Plus tard, le représentant du ministère arménien de la Défense Artsrun Hovhannisyan a déclaré que le 6 octobre, avec la participation active d'un détachement de l'ONG Movement volontaire, une contre-attaque avait été lancée, à la suite de laquelle la hauteur de Varankatagh (Lulasaz) avait été reprise.
Selon Gevorg, pour une personne qui part en guerre, le plus important est son esprit intérieur, la conscience de la nécessité de protéger sa famille, son peuple.
« Tous nos gars étaient des combattants qui vont au-devant de la mort. Ils ont regardé la mort dans les yeux, mais ils sont restés jusqu'au bout. Il n'y avait pas de peur, aucun de nous n'avait peur. Avant de partir, je n'aurais jamais imaginé que la guerre serait comme ça. Nous nous battions contre le monde entier. S'ils criaient « Allah Akbar », cela voulait dire qu'ils étaient des mercenaires islamistes, pas des azerbaïdjanais », note Gevorg.
Depuis, Gevorg est sorti de l'hôpital et est retourné chez lui à Ninotsminda. À sa grande surprise, à son retour en Géorgie, les gardes-frontières géorgiens l’ont autorisé à traverser la frontière avec son passeport géorgien. Gevork suppose qu'il n'a pas été déchu de sa nationalité en raison des prochaines élections législatives.

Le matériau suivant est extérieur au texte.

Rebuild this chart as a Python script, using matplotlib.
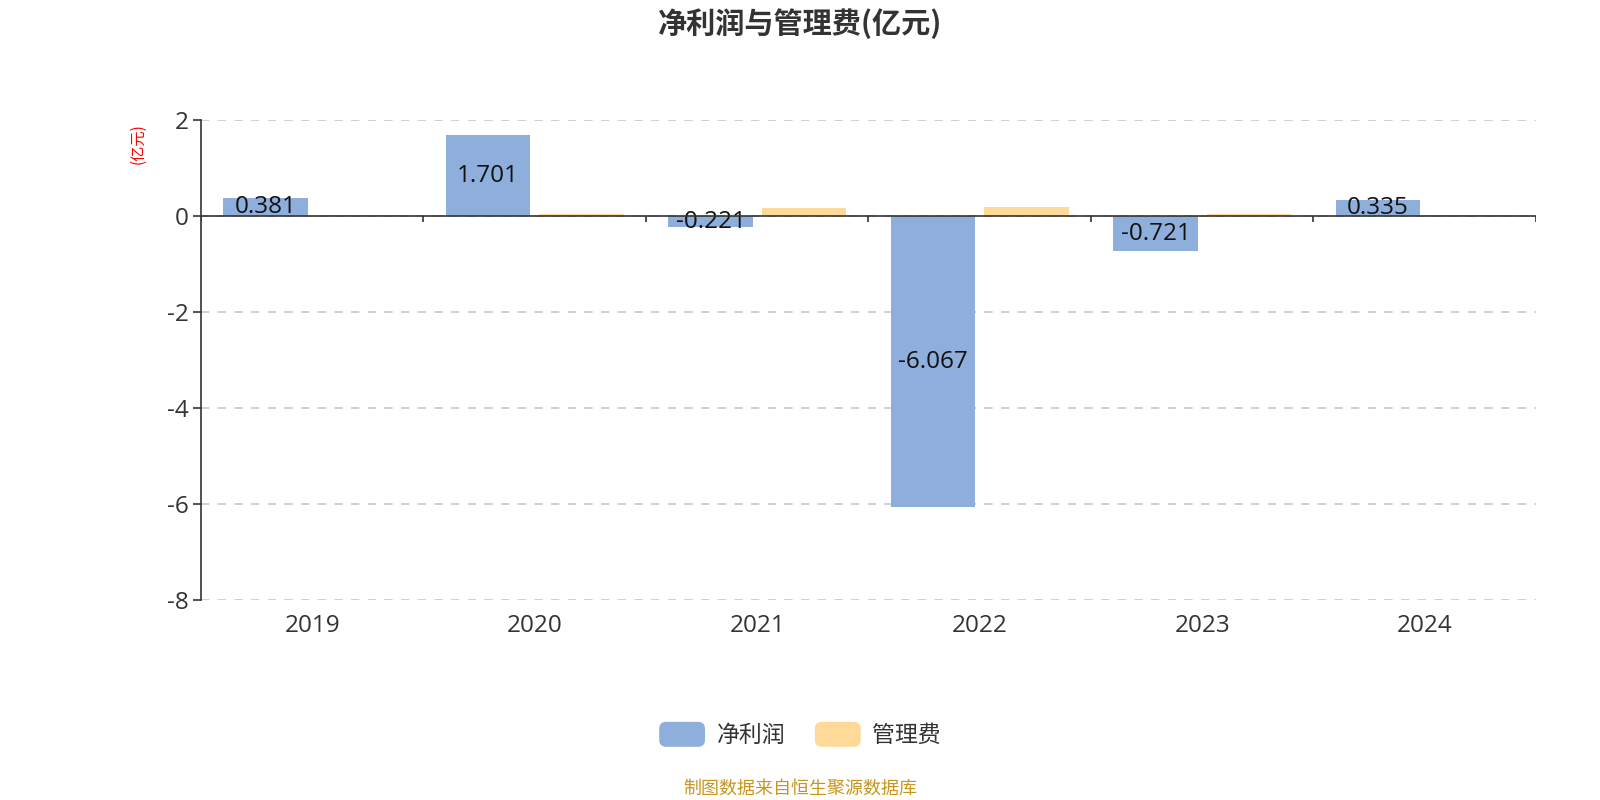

Notre conversation était périodiquement interrompue par des cris et des pleurs d’un enfant. Gevorg a fait une remarque à son fils en dialecte arménien de Javakhk. Monte est le fils cadet de Gevorg. La famille a deux autres enfants - le fils aîné et une fille. Avag a 12 ans. « J’aurai encore des enfants. Les Arméniens doivent avoir beaucoup d'enfants », dit mon interlocuteur.
Je demande à Gevorg de me donner une ou deux photos prises en première ligne. Il dit qu'il n'a qu'une seule photo en tenue militaire.
« Je n'aime pas m’afficher et je n'ai pas de photo », me dit-il.